Repeat, exactly and completely, the material that follows. Omit the pictures.
#### INFORMATION SUPPLIED
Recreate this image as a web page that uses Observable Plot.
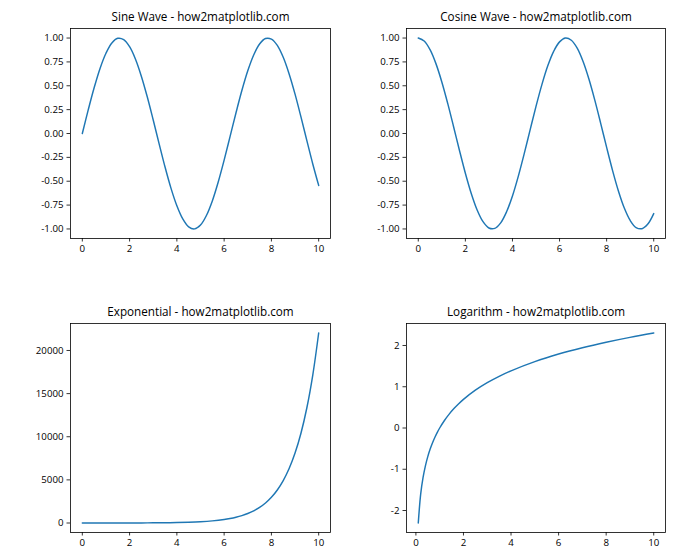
<!DOCTYPE html>
<html>
<head>
<meta charset="utf-8">
<script src="https://cdn.jsdelivr.net/npm/d3@7"></script>
<script src="https://cdn.jsdelivr.net/npm/@observablehq/plot@0.6"></script>
<style>
  html, body { margin: 0; padding: 0; background: white; }
  #fig { position: relative; width: 700px; height: 560px; background: white; overflow: hidden; }
  #fig > * { position: absolute; }
</style>
</head>
<body>
<div id="fig"></div>
<script>
// ---- data ----
const waveX = [0,0.25,0.5,0.75,1,1.25,1.5,1.75,2,2.25,2.5,2.75,3,3.25,3.5,3.75,4,4.25,4.5,4.75,5,5.25,5.5,5.75,6,6.25,6.5,6.75,7,7.25,7.5,7.75,8,8.25,8.5,8.75,9,9.25,9.5,9.75,10];
const sineY = [0,0.247,0.479,0.682,0.841,0.949,0.997,0.984,0.909,0.778,0.598,0.382,0.141,-0.108,-0.351,-0.572,-0.757,-0.895,-0.978,-0.999,-0.959,-0.859,-0.706,-0.508,-0.279,-0.033,0.215,0.450,0.657,0.823,0.938,0.995,0.989,0.923,0.798,0.624,0.412,0.174,-0.075,-0.319,-0.544];
const cosineY = [1,0.969,0.878,0.732,0.540,0.315,0.071,-0.178,-0.416,-0.628,-0.801,-0.924,-0.990,-0.994,-0.936,-0.820,-0.654,-0.446,-0.211,0.038,0.284,0.512,0.709,0.861,0.960,1.000,0.977,0.894,0.754,0.568,0.347,0.104,-0.146,-0.386,-0.602,-0.781,-0.911,-0.985,-0.997,-0.948,-0.839];
const expX = [0,0.5,1,1.5,2,2.5,3,3.5,4,4.5,5,5.5,6,6.25,6.5,6.75,7,7.25,7.5,7.75,8,8.25,8.5,8.75,9,9.25,9.5,9.75,10];
const expY = [1,1.65,2.72,4.48,7.39,12.2,20.1,33.1,54.6,90,148,245,403,518,665,854,1097,1408,1808,2322,2981,3827,4915,6311,8103,10405,13360,17154,22026];
const logX = [0.1,0.2,0.3,0.4,0.5,0.6,0.7,0.8,0.9,1.0,1.2,1.4,1.6,1.8,2.0,2.5,3,3.5,4,5,6,7,8,9,10];
const logY = [-2.303,-1.609,-1.204,-0.916,-0.693,-0.511,-0.357,-0.223,-0.105,0,0.182,0.336,0.470,0.588,0.693,0.916,1.099,1.253,1.386,1.609,1.792,1.946,2.079,2.197,2.303];

const xTicks = [0,2,4,6,8,10];
const waveTicks = [-1,-0.75,-0.5,-0.25,0,0.25,0.5,0.75,1];
const expTicks = [0,5000,10000,15000,20000];
const logTicks = [-2,-1,0,1,2];

const titles = ["Sine Wave - how2matplotlib.com","Cosine Wave - how2matplotlib.com","Exponential - how2matplotlib.com","Logarithm - how2matplotlib.com"];

const FONT = "'Open Sans', 'Noto Sans', sans-serif";
const fig = document.getElementById("fig");

function panel(o) {
  const data = o.xs.map((x, i) => ({x, y: o.ys[i]}));
  const p = Plot.plot({
    width: 350, height: 280,
    marginLeft: o.mL, marginRight: o.mR, marginTop: o.mT, marginBottom: o.mB,
    style: {fontFamily: FONT, fontSize: "9.7px", color: "black", background: "white", overflow: "visible"},
    x: {domain: o.xDomain},
    y: {domain: o.yDomain},
    marks: [
      Plot.lineY(data, {x: "x", y: "y", stroke: "#1f77b4", strokeWidth: 1.46, curve: "catmull-rom"}),
      Plot.frame({stroke: "black", strokeWidth: 0.8}),
      Plot.axisX({ticks: xTicks, tickSize: 3.5, tickPadding: 3.5, tickFormat: d => String(d), label: null, strokeWidth: 0.8}),
      Plot.axisY({ticks: o.yTicks, tickSize: 3.5, tickPadding: 3.5, tickFormat: o.yFormat, label: null, strokeWidth: 0.8}),
      Plot.text([o.title], {text: d => d, frameAnchor: "top", dy: -11, fontSize: 11.7, lineAnchor: "middle", fill: "black"})
    ]
  });
  p.style.left = o.left + "px";
  p.style.top = o.top + "px";
  fig.appendChild(p);
}

const f2 = d => d.toFixed(2);
const fi = d => String(d);

panel({title: titles[0], xs: waveX, ys: sineY, xDomain: [-0.5, 10.5], yDomain: [-1.1, 1.1], yTicks: waveTicks, yFormat: f2,
  left: 0, top: 0, mL: 70, mR: 20, mT: 28, mB: 42});
panel({title: titles[1], xs: waveX, ys: cosineY, xDomain: [-0.5, 10.5], yDomain: [-1.1, 1.1], yTicks: waveTicks, yFormat: f2,
  left: 350, top: 0, mL: 56, mR: 35, mT: 28, mB: 42});
panel({title: titles[2], xs: expX, ys: expY, xDomain: [-0.5, 10.5], yDomain: [-1100.3, 23127.7], yTicks: expTicks, yFormat: fi,
  left: 0, top: 280, mL: 70, mR: 20, mT: 43, mB: 28});
panel({title: titles[3], xs: logX, ys: logY, xDomain: [-0.395, 10.495], yDomain: [-2.533, 2.533], yTicks: logTicks, yFormat: fi,
  left: 350, top: 280, mL: 56, mR: 35, mT: 43, mB: 28});
</script>
</body>
</html>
########
*SOLUTION*:
Recreate this image as a web page that uses Observable Plot.
<!DOCTYPE html>
<html>
<head>
<meta charset="utf-8">
<script src="https://cdn.jsdelivr.net/npm/d3@7"></script>
<script src="https://cdn.jsdelivr.net/npm/@observablehq/plot@0.6"></script>
<style>
  html, body { margin: 0; padding: 0; background: white; }
  #fig { position: relative; width: 700px; height: 560px; background: white; overflow: hidden; }
  #fig > * { position: absolute; }
</style>
</head>
<body>
<div id="fig"></div>
<script>
// ---- data ----
const waveX = [0,0.25,0.5,0.75,1,1.25,1.5,1.75,2,2.25,2.5,2.75,3,3.25,3.5,3.75,4,4.25,4.5,4.75,5,5.25,5.5,5.75,6,6.25,6.5,6.75,7,7.25,7.5,7.75,8,8.25,8.5,8.75,9,9.25,9.5,9.75,10];
const sineY = [0,0.247,0.479,0.682,0.841,0.949,0.997,0.984,0.909,0.778,0.598,0.382,0.141,-0.108,-0.351,-0.572,-0.757,-0.895,-0.978,-0.999,-0.959,-0.859,-0.706,-0.508,-0.279,-0.033,0.215,0.450,0.657,0.823,0.938,0.995,0.989,0.923,0.798,0.624,0.412,0.174,-0.075,-0.319,-0.544];
const cosineY = [1,0.969,0.878,0.732,0.540,0.315,0.071,-0.178,-0.416,-0.628,-0.801,-0.924,-0.990,-0.994,-0.936,-0.820,-0.654,-0.446,-0.211,0.038,0.284,0.512,0.709,0.861,0.960,1.000,0.977,0.894,0.754,0.568,0.347,0.104,-0.146,-0.386,-0.602,-0.781,-0.911,-0.985,-0.997,-0.948,-0.839];
const expX = [0,0.5,1,1.5,2,2.5,3,3.5,4,4.5,5,5.5,6,6.25,6.5,6.75,7,7.25,7.5,7.75,8,8.25,8.5,8.75,9,9.25,9.5,9.75,10];
const expY = [1,1.65,2.72,4.48,7.39,12.2,20.1,33.1,54.6,90,148,245,403,518,665,854,1097,1408,1808,2322,2981,3827,4915,6311,8103,10405,13360,17154,22026];
const logX = [0.1,0.2,0.3,0.4,0.5,0.6,0.7,0.8,0.9,1.0,1.2,1.4,1.6,1.8,2.0,2.5,3,3.5,4,5,6,7,8,9,10];
const logY = [-2.303,-1.609,-1.204,-0.916,-0.693,-0.511,-0.357,-0.223,-0.105,0,0.182,0.336,0.470,0.588,0.693,0.916,1.099,1.253,1.386,1.609,1.792,1.946,2.079,2.197,2.303];

const xTicks = [0,2,4,6,8,10];
const waveTicks = [-1,-0.75,-0.5,-0.25,0,0.25,0.5,0.75,1];
const expTicks = [0,5000,10000,15000,20000];
const logTicks = [-2,-1,0,1,2];

const titles = ["Sine Wave - how2matplotlib.com","Cosine Wave - how2matplotlib.com","Exponential - how2matplotlib.com","Logarithm - how2matplotlib.com"];

const FONT = "'Open Sans', 'Noto Sans', sans-serif";
const fig = document.getElementById("fig");

function panel(o) {
  const data = o.xs.map((x, i) => ({x, y: o.ys[i]}));
  const p = Plot.plot({
    width: 350, height: 280,
    marginLeft: o.mL, marginRight: o.mR, marginTop: o.mT, marginBottom: o.mB,
    style: {fontFamily: FONT, fontSize: "9.7px", color: "black", background: "white", overflow: "visible"},
    x: {domain: o.xDomain},
    y: {domain: o.yDomain},
    marks: [
      Plot.lineY(data, {x: "x", y: "y", stroke: "#1f77b4", strokeWidth: 1.46, curve: "catmull-rom"}),
      Plot.frame({stroke: "black", strokeWidth: 0.8}),
      Plot.axisX({ticks: xTicks, tickSize: 3.5, tickPadding: 3.5, tickFormat: d => String(d), label: null, strokeWidth: 0.8}),
      Plot.axisY({ticks: o.yTicks, tickSize: 3.5, tickPadding: 3.5, tickFormat: o.yFormat, label: null, strokeWidth: 0.8}),
      Plot.text([o.title], {text: d => d, frameAnchor: "top", dy: -11, fontSize: 11.7, lineAnchor: "middle", fill: "black"})
    ]
  });
  p.style.left = o.left + "px";
  p.style.top = o.top + "px";
  fig.appendChild(p);
}

const f2 = d => d.toFixed(2);
const fi = d => String(d);

panel({title: titles[0], xs: waveX, ys: sineY, xDomain: [-0.5, 10.5], yDomain: [-1.1, 1.1], yTicks: waveTicks, yFormat: f2,
  left: 0, top: 0, mL: 70, mR: 20, mT: 28, mB: 42});
panel({title: titles[1], xs: waveX, ys: cosineY, xDomain: [-0.5, 10.5], yDomain: [-1.1, 1.1], yTicks: waveTicks, yFormat: f2,
  left: 350, top: 0, mL: 56, mR: 35, mT: 28, mB: 42});
panel({title: titles[2], xs: expX, ys: expY, xDomain: [-0.5, 10.5], yDomain: [-1100.3, 23127.7], yTicks: expTicks, yFormat: fi,
  left: 0, top: 280, mL: 70, mR: 20, mT: 43, mB: 28});
panel({title: titles[3], xs: logX, ys: logY, xDomain: [-0.395, 10.495], yDomain: [-2.533, 2.533], yTicks: logTicks, yFormat: fi,
  left: 350, top: 280, mL: 56, mR: 35, mT: 43, mB: 28});
</script>
</body>
</html>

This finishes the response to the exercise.